In terms of the bitcoin dip – this is what we were waiting for. Bitcoin has tapped it’s 200D moving average, and we now have an opportunity to see how it interacts. Do traders come in and defend these levels?
Consider that realized price, or the average on-chain cost basis of investors, sits at $19,953. When price falls below this level, it has historically been attractive buying opportunities for long-term investors.
Bitcoin’s recent peaks have historically been 3, 4, or 5x higher than realized price, offering large asymmetry. We can see the times in which bitcoin was below it’s realized price, circled below:
I must note the recent idiosyncratic headlines within digital assets: Silvergate is now going through liquidation. While many exchanges have already moved to Signature, this certainly doesn’t help perception: many crypto firms have shown their true colors over the last nine months – irresponsible management and another crypto firm failure impacts the viewpoints of TradFi investors, who continue to tread very lightly.
New York’s AG also alleges ETH is a security in their recent lawsuit against KuCoin. While they likely don’t have any jurisdiction, it certainly has rung a bell. Of course, ETH maxis argue - and bitcoiners rejoice. But as I say – it’s likely many of these digital assets are securities. If one is concerned with that, bitcoin is the clear-cut answer.
Note that even so, ether has actually outperformed bitcoin since the crypto market began its recent rollover on February 22nd (ETH/BTC from 0.068 to now 0.71). While ether is more cyclical in nature, perhaps post-Merge tokenomics and the deflationary burn has improved its downside capture versus bitcoin. This would be a very interesting development for both traders and investors.
Going forward:
We wait until next week’s CPI – which can cause trouble if it comes in higher than expected. Continue to monitor how yields respond, as well as both GOLD (+2.8% in 3D) and the DXY Index, (down 1% in 3D) both of which coincide with a less hawkish Fed than what was feared earlier in the week.

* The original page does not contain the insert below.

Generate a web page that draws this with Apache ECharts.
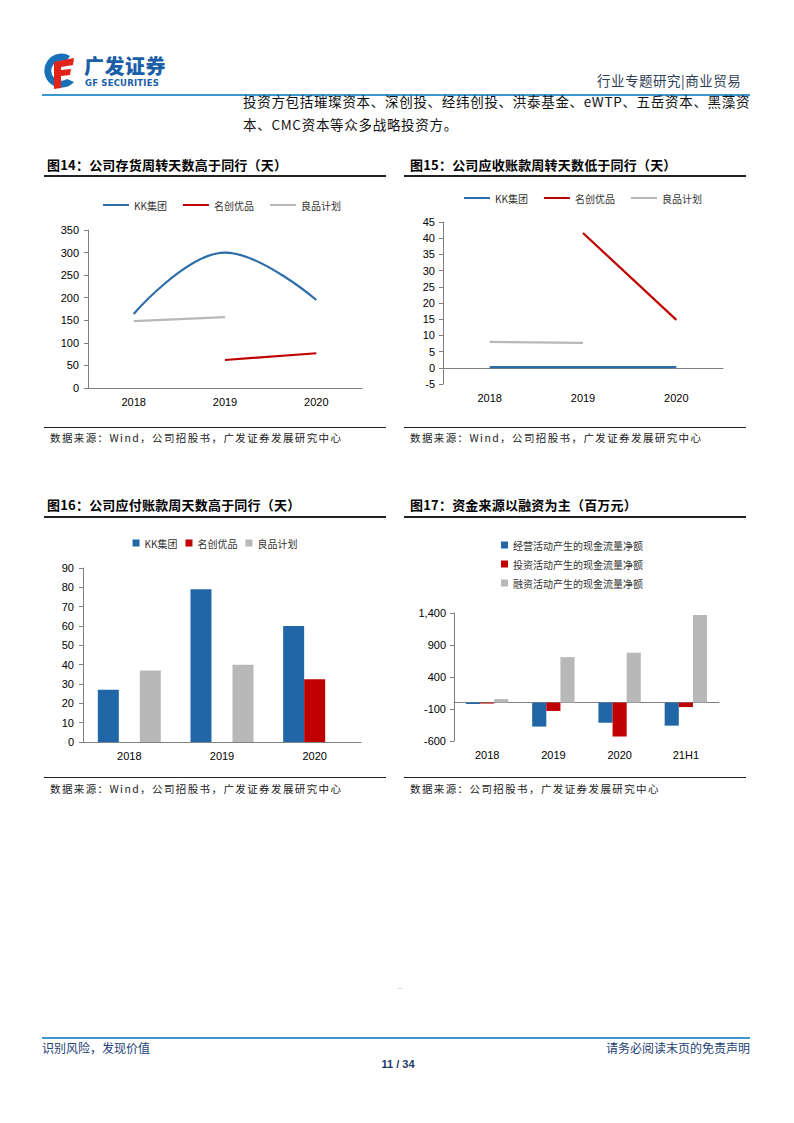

Then, get your popcorn ready for the March FOMC meeting on Wednesday, the 22nd.
STRATEGY: For weeks, I’ve noted “perhaps this bout of market sentiment and Fed pricing creates better opportunities for digital asset investors to “buy the dip.” And last week, I said “$19,731.. any opportunity around this level would be ideal.” The dip is now here. Bitcoin is in the process of testing its 200d moving average, a systematic signal I’ve noted since it’s cross on 1/13. Maintain positive bias, yet no need to rush given recent market events. Focus on CPI next week and the FOMC meeting on the following for further clues on near-term direction.
For illustration, I color code the chart for when bitcoin’s price is above the 200-day moving average (green) and below (red). This simple indicator is a clear and simple “signal” for those looking to identify the longer-term trend.
We can identify 17 occurrences when bitcoin’s price flipped above or below the 200D moving average, illustrating a robust signal for long-term trend following.